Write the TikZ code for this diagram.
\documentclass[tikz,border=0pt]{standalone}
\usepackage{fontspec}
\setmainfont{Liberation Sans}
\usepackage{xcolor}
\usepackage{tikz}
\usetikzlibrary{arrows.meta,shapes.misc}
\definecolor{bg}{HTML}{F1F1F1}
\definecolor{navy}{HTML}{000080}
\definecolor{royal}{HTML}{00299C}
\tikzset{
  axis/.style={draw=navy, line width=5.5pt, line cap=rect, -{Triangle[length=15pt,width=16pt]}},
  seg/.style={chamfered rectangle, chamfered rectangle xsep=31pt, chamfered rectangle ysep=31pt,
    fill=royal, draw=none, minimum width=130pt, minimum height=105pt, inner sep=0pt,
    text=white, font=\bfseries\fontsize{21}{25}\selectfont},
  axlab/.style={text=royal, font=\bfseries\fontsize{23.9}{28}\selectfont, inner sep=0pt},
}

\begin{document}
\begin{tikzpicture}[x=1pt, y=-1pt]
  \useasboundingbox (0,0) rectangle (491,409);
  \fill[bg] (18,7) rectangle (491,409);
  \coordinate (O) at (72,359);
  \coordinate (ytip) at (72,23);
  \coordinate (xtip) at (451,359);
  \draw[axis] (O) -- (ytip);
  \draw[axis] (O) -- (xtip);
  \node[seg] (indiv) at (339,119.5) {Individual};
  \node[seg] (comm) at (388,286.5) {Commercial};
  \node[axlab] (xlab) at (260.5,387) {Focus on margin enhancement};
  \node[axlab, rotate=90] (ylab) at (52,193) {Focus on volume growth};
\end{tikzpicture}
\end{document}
---
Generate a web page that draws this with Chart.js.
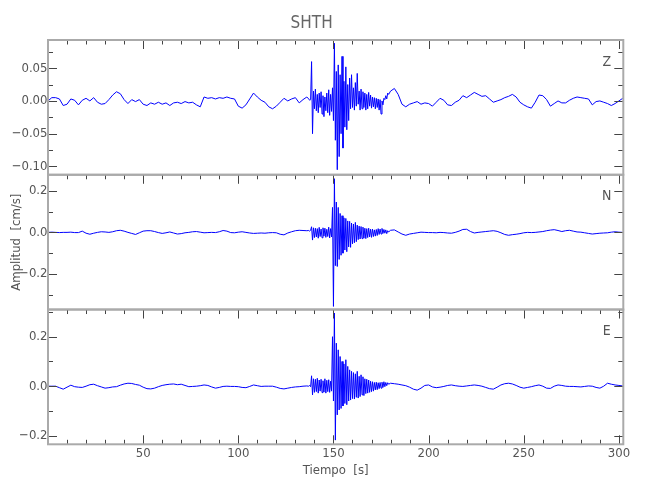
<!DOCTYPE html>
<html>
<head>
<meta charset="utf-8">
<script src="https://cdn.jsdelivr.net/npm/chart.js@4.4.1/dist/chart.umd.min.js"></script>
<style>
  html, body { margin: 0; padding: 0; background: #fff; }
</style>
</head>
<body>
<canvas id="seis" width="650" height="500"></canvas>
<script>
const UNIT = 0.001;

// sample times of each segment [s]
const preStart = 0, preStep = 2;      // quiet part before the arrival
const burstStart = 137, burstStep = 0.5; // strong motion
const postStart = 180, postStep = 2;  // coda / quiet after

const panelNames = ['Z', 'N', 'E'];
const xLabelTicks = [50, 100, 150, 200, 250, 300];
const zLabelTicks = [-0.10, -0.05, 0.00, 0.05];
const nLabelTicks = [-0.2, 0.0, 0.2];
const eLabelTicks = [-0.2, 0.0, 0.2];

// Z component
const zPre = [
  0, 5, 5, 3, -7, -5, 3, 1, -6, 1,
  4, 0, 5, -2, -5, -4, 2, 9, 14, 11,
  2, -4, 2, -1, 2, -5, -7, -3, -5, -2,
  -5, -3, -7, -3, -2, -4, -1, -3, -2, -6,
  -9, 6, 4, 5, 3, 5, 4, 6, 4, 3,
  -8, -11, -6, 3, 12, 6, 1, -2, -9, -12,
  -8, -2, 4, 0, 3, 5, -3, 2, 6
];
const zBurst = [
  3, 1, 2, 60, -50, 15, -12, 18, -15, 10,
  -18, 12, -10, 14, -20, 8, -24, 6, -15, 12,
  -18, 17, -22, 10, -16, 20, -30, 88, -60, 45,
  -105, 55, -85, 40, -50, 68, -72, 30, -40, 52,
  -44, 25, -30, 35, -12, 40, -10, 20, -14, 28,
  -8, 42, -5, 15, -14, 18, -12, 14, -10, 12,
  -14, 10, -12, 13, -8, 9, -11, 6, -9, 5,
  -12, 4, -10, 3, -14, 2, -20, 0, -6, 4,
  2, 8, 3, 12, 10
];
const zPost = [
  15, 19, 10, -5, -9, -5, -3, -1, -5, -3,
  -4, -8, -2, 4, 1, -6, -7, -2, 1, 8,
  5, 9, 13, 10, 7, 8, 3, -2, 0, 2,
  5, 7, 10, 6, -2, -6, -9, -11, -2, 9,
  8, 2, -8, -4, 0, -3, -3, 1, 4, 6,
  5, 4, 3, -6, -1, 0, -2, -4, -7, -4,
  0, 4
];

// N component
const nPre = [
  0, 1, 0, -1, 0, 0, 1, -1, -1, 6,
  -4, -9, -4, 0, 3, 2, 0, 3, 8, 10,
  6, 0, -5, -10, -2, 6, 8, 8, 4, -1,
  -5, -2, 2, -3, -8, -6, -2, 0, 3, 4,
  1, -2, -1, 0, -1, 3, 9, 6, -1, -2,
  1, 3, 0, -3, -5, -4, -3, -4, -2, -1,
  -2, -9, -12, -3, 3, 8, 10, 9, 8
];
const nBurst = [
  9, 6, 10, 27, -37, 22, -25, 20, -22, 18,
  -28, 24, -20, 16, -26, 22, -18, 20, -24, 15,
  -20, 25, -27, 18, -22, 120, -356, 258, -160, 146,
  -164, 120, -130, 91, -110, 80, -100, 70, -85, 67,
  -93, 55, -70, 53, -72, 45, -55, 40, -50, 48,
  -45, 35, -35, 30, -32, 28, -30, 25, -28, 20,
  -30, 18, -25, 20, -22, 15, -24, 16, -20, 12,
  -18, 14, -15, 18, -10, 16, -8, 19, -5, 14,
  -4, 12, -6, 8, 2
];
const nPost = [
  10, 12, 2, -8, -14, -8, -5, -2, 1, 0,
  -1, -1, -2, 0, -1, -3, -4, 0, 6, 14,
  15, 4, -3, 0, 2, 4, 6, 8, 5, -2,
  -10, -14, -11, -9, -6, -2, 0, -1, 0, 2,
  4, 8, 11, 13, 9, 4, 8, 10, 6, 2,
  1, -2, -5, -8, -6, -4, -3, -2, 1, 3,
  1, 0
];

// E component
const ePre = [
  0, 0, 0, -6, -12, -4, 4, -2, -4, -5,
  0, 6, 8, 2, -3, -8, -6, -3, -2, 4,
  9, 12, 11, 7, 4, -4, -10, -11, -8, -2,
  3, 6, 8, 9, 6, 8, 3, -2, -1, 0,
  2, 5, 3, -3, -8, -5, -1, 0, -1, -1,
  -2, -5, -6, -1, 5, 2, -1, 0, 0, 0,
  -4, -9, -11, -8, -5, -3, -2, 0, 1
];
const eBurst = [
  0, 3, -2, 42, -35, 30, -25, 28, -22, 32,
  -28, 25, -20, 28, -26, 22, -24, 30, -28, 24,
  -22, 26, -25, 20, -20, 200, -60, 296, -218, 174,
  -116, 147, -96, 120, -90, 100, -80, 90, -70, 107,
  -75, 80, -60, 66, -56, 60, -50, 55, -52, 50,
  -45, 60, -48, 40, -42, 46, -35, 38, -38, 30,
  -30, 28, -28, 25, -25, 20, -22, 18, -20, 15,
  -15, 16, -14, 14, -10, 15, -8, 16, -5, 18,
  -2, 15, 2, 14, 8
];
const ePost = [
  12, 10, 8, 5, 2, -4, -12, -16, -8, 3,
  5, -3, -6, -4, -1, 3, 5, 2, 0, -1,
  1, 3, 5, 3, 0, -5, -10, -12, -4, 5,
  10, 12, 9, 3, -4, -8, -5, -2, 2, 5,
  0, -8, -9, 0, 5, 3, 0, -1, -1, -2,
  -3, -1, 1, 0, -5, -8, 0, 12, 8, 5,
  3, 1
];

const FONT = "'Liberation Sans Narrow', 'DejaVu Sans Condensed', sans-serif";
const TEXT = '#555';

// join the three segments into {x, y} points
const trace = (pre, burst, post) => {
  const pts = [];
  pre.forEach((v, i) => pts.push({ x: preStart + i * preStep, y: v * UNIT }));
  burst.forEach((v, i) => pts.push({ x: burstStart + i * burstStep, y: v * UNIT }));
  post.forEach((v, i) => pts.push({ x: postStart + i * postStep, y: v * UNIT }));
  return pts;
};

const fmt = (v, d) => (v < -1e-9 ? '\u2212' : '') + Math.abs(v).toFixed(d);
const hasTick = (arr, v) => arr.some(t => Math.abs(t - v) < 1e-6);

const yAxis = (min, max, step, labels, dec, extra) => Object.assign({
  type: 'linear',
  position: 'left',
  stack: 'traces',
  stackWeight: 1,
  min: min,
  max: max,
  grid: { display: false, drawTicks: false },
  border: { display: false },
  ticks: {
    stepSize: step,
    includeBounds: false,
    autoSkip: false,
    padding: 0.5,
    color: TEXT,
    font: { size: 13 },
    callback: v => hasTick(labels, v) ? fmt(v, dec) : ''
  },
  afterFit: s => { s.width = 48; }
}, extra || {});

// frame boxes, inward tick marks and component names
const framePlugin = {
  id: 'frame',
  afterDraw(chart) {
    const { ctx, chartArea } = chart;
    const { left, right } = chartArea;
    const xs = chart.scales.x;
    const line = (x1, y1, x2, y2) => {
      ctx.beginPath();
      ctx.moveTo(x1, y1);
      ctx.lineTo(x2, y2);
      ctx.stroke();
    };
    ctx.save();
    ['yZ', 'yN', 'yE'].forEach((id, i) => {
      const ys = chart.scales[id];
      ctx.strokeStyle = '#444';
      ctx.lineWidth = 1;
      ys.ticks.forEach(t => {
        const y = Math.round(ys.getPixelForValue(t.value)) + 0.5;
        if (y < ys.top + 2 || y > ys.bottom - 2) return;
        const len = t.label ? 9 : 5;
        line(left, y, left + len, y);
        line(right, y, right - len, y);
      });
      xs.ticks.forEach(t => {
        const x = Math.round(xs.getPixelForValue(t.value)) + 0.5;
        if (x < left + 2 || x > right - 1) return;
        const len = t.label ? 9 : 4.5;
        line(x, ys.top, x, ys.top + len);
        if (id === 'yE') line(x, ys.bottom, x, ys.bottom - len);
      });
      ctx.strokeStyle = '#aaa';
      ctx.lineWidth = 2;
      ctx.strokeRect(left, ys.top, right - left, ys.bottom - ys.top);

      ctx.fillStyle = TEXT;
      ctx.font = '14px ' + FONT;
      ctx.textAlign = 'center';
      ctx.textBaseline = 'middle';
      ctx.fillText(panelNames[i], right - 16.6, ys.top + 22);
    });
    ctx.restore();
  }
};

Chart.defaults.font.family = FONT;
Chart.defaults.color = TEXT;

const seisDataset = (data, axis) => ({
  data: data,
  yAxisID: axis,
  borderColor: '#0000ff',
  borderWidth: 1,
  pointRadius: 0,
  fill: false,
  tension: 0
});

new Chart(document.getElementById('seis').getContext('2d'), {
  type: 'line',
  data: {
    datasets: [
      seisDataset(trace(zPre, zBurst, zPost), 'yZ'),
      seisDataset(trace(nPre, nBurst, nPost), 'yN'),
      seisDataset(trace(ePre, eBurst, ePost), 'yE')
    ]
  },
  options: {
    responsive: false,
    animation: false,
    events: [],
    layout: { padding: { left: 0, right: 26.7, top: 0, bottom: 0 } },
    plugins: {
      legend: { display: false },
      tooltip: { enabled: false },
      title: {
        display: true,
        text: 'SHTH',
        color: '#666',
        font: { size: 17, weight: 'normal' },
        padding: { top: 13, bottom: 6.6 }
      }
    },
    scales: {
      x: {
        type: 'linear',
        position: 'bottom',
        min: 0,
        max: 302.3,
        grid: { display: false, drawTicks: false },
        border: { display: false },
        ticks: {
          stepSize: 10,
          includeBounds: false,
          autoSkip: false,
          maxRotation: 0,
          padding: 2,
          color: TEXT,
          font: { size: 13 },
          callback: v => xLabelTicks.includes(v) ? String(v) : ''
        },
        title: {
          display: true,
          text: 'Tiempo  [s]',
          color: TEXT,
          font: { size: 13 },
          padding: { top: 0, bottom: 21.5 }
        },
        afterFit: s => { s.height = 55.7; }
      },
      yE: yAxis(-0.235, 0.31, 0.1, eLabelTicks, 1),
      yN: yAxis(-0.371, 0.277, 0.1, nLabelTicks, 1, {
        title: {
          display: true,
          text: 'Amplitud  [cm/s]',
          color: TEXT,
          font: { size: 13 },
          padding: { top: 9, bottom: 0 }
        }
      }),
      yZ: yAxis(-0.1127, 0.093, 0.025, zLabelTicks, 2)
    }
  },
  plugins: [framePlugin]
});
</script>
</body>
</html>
* * *
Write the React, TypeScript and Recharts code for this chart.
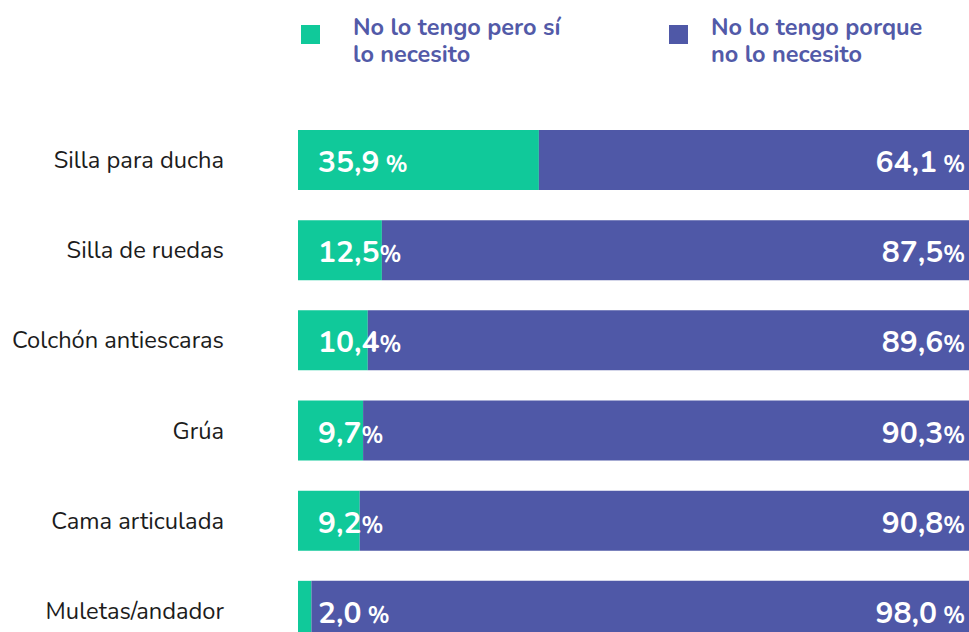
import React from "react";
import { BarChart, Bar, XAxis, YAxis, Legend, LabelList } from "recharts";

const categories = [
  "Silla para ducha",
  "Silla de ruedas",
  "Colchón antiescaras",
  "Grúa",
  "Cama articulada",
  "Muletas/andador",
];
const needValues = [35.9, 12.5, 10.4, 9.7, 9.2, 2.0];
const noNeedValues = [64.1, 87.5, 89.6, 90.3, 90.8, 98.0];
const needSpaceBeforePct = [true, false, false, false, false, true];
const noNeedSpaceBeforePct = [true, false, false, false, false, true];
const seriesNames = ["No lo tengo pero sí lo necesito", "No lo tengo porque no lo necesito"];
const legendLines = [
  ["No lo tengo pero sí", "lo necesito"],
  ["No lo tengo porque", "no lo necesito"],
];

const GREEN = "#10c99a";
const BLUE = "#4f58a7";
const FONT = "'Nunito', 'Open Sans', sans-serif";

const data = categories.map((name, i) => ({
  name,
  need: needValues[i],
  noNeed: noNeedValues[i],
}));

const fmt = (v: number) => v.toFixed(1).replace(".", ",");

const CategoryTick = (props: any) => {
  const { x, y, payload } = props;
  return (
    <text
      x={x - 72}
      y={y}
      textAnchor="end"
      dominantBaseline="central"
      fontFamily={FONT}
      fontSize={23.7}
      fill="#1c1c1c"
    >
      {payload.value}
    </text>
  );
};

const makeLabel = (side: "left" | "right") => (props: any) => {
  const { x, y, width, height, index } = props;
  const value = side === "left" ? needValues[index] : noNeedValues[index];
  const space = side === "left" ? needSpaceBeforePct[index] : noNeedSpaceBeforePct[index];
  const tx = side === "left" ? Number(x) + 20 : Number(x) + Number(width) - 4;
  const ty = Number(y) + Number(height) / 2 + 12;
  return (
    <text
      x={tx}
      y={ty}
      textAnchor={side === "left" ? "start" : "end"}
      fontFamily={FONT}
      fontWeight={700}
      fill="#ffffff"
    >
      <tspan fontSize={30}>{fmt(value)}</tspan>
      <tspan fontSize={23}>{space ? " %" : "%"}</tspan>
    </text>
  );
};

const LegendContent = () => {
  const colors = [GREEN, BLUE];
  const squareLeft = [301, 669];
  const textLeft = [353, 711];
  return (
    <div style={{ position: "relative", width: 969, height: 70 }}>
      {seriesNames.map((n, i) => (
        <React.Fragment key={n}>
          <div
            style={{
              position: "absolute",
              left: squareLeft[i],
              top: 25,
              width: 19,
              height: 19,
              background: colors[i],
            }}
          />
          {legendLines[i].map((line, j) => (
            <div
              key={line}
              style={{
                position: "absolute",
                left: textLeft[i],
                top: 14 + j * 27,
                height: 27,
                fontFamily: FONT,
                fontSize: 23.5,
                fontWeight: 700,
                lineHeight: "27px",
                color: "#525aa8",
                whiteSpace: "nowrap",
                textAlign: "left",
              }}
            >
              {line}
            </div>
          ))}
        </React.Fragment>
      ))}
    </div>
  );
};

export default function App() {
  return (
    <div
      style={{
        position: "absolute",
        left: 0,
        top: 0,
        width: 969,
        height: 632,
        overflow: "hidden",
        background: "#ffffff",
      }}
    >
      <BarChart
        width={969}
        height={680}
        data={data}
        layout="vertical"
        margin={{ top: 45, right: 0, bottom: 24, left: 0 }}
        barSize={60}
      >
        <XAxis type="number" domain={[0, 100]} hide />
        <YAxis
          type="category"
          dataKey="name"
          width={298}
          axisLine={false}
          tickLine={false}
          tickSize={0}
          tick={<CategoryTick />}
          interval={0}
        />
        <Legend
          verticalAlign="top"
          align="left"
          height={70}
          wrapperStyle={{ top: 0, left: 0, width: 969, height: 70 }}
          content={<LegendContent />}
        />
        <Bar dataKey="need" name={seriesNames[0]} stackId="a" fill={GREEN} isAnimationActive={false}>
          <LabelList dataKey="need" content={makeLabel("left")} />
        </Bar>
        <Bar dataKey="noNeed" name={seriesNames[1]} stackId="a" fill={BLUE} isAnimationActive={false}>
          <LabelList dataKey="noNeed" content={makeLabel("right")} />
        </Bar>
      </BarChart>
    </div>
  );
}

> [Work to be completed]
Quote only the lines running from the line with "Write the React, TypeScript" to the line with "YAxis, Legend, LabelList", ends included, exactly as they appear and without the pictures.

> [Response to this task]
Write the React, TypeScript and Recharts code for this chart.
import React from "react";
import { BarChart, Bar, XAxis, YAxis, Legend, LabelList } from "recharts";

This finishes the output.